Tra marzo 2014 e marzo 2019 la Liguria ha perso il 15,2% di case editrici, passate dalle 79 di cinque anni fa alle 67 odierne. Secondo un’elaborazione Unioncamere-InfoCamere sui dati del Registro delle imprese delle Camere di commercio, tra il 2014 e nei primi tre mesi del 2019 le imprese italiane che operano nel settore dell’edizione di libri sono diminuite in media del 4,8%, passando da 4.179 a 3.980 unità. A questa contrazione nel numero degli operatori ha fatto eco una crescita del 5,3% nel numero degli addetti, passati nello stesso arco di tempo da 7.732 a 8.144 unità, corrispondenti a una media di 6 addetti per impresa.
La concentrazione più elevata case editrici si registra in Lombardia, dove al 31 marzo scorso avevano sede 993 imprese (il 25% del totale) e sempre la Lombardia si aggiudica la fetta più consistente della diminuzione assoluta del periodo (82 imprese in meno tra 2014 e marzo 2019, il 41% dell’intero saldo nazionale). A seguire in entrambe le classifiche c’è il Lazio (con 670 imprese residenti alla fine di marzo e una flessione, però, di sole 9 aziende dal 2014). A seguire, Emilia-Romagna, Campania e Toscana si segnalano come le regioni dove più numerose sono le imprese dell’editoria italica.
Dall’osservazione della forma giuridica adottata dalle imprese, emerge il profilo di un settore a due facce. Se è vero che, delle 3.980 imprese, quasi una su due (il 48%) è costituita nella forma di società di capitale, i dati mostrano come oltre un quarto (il 28%) siano imprese individuali. Quanto alla “governance”, la foto scattata a fine marzo scorso evidenzia un ruolo estremamente marginale dell’imprenditoria giovanile (che, con 119 imprese, rappresenta appena il 3% dell’intero settore), al pari della componente di imprese guidate da stranieri. Appare invece in linea con la quota complessiva che occupa nel mondo delle imprese (21,6% del totale), la rappresentanza di imprese femminili.

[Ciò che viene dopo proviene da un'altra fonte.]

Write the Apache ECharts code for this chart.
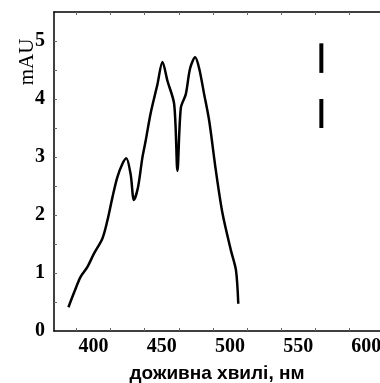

Infine, dal punto di vista delle performance economico-finanziarie, analizzando i bilanci delle 809 imprese del comparto costituite nella forma di società – e che hanno presentato il bilancio in ognuno degli ultimi tre anni – il valore della produzione complessivo riferito all’anno 2017 è stato di oltre 1,6 miliardi di euro, in crescita del 10,6% rispetto a quello realizzato dalle stesse imprese nel 2015 (in media, circa 2 milioni di euro pro-capite). Ancora più sensibile la crescita del valore aggiunto aggregato, arrivato nel 2017 a sfiorare i 400 milioni di euro dai 332 del 2015, pari ad una variazione cumulata del 18,9%. Le conferme sulla buona salute finanziaria di queste imprese arrivano anche dagli indicatori finanziari: il ROI (ritorno sugli investimenti) è quasi raddoppiato nel periodo, mentre il ROE (ritorno sul capitale di rischio) è più che triplicato.